Because following your head makes more sense.
Sometimes in life, you know what you’re supposed to do. In this case, it would be to panic.
I mean, to come to the realization that everything you’ve dedicated your life to for the past 7 years – what you honestly and truly believed you were meant to do and enjoyed – really isn’t what you were meant to do, and you didn’t enjoy it as much as you thought… That sucks.
To come to that realization with rent a month overdue, no sources of income, an unemployed husband and a 10 month old daughter to support – that sucks even more.
But the problem isn’t that I can’t “follow my heart” or “chase my dreams” (after all, my dreams aren’t running away – I don’t have to chase them. I just have to stop telling them to leave.)
The problem is that our society almost expects everyone to put what they want on the backburner to do what they have to do – and it almost never ends up working out anyway.
Let’s take an example… I’m sure you all know someone who has lost their job in the recession, right? And out of all of those people, there was probably someone, somewhere, who decided that they would use this as an opportunity to figure out what they really wanted to do, but before they could figure it out – they needed cash to support their family. What did they do? Probably go and find a job – any job.
And how did that work out?
Fired, laid off, quit, demoted, promoted, whatever – they didn’t stay in that job for very long.
One day, everyone comes to the realization that they aren’t doing what truly makes them happy. Sure, they might be doing something they enjoy, but a lot of the time, they wouldn’t be doing that if money and time were no object.
Take my husband for example – he started a business to work with seniors entering care when his own grandmother had terminal cancer. He knew a lot about the system, knew he wanted to learn more, recognized a need to help the caregivers (like his mom), and thought he could fill that need. But what would have happened if he had unlimited time and money when his grandmother went into care? Would he have started the same business? No – he wouldn’t have.
But now, we’ve finally figured out what we both should be doing – and we’re following our hearts.
Darren and I are building our own wilderness retreat, complete with rustic cabins, “backwoods style” camping, kids camps, and BBQ concessions on long weekends. On a lake. In the woods. Together. Starting right now.
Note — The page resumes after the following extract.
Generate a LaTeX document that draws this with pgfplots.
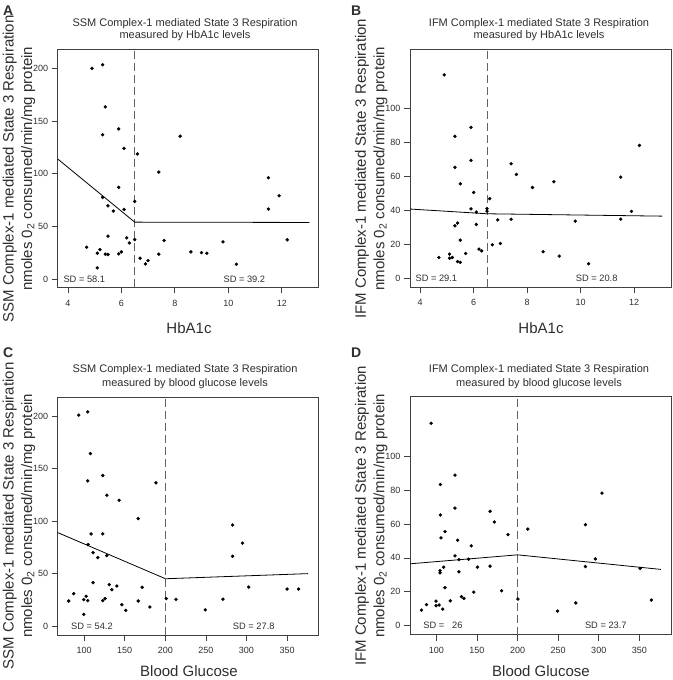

For that and other reasons, mostly enrollment, the June Mompreneur Success Series is cancelled. I simply cannot dedicate myself to 3 months of group coaching calls with the limited enrollment we’ve had, while I’m going to be focusing so much on this project. Building a resort is no small feat – and it takes a lot of long hours and concentration to achieve. For those who have enrolled, I’ll be providing one year of one-on-one coaching by email – I am truly committed to your success!
I’ll still be providing coaching on a limited basis to the general public, and of course I’ll still be on this blog sharing business tips and stories about my life – but I’m going to be focusing on our resort for some time coming. The Marketing Mom Membership will be shut down as well. All existing members will get to continue with the video that is already up, but all PayPal subscriptions will be cancelled.
About working with my husband…
Everyone always has recommendations for married couples… Don’t work together, don’t spend too much time together, etc. etc.
Blah, blah, blah.
We work well together. Sure, it isn’t always smiles and fun – but what is? Our relationship not only survives working together, it thrives. We both grow as individuals, as well as growing as a couple. Plus there are no arguments over childcare, no missing each other, and better communication because we’re forced to put our crap to the side for the sake of our business.
This is our dream. We’ve talked about doing this since the day we met, and we’re doing it now. And it’s going to be amazing.
Readers, what is your dream? Why have you/haven’t you followed it?